The Act was quickly struck down as unconstitutional by the United States District Court for Western Missouri.  The unions announced that they would resume preparations for a nationwide strike.  May Day, traditionally tied to the struggle for the eight hour day, was a likely target which enhanced the possibility that it might even spread into a general strike.
The Justice Department urged the high Court to rapidly consider its appeal of the lower court decision.  Questioning of lawyers on both side of the case by the Justices led the press to widely speculate that the law was doomed.  The Brotherhoods allowed scattered local “wildcat” strikes to occur as demonstrations of power and major demonstrations were held in cities across the country. The labor and radical press was full of news and offers of support for solidarity.
Finally on March 15 enough justices bowed to the pressure of an impending national emergency to uphold the Adamson Act by the narrowest of margins.
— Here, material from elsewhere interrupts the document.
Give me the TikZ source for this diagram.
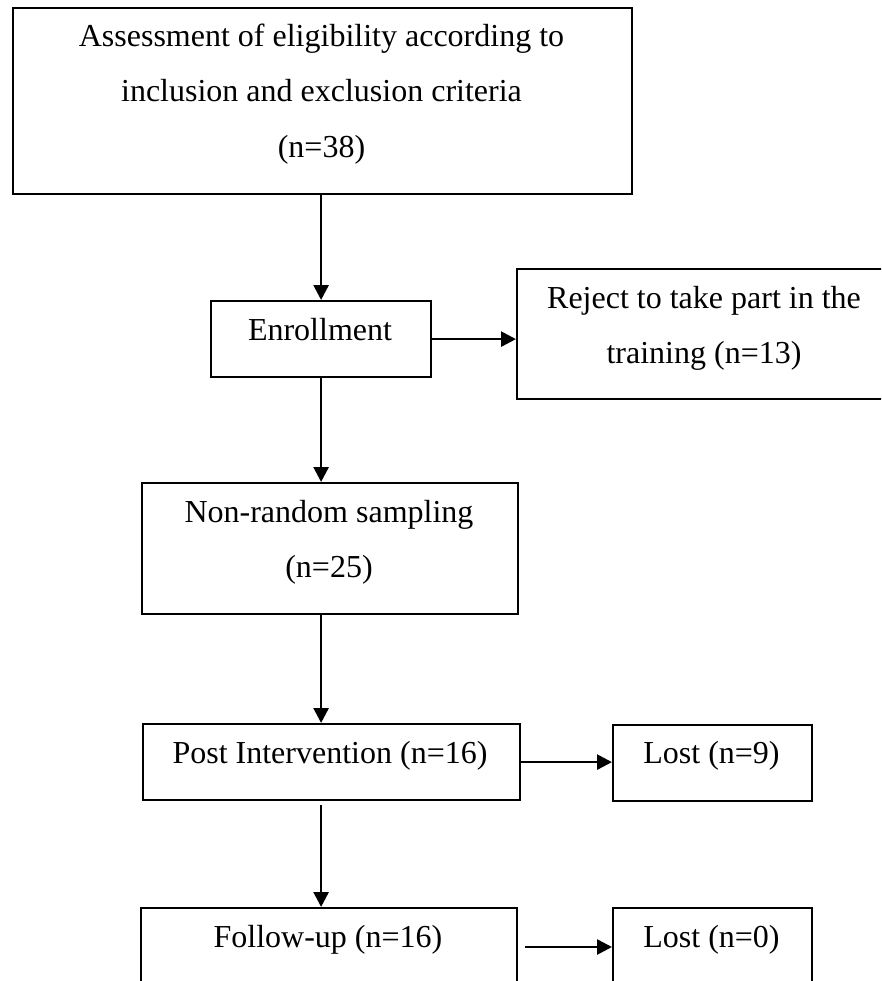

Soon the U.S. was at war in in December Wilson nationalized the railroads for the duration.  They continued to operate under the provisions of the Act, however.  And the law remained in effect after the operators resumed control of their lines.
The war proved to be a body blow to militant labor.  Wilson enthusiastically intervened time and again against strike in “essential” industries like copper mining and timber.  He equated the most radical wing of the labor movement, the Industrial Workers of the (IWW), major champions of the eight hour day, with treasonous interference with war effort.  An unprecedented wave of repression stung not only the IWW but Debs and the Socialist Party, and even AFL unions,
After the war was over the great Red Scare saw thousands of labor leaders deported or jailed.
Under those circumstances moves to extend the eight hour day to other elements of the economy fizzled.  It did not become the law of the land until late in the New Deal when the Fair Labor Standards Act finally went into effect in 1937.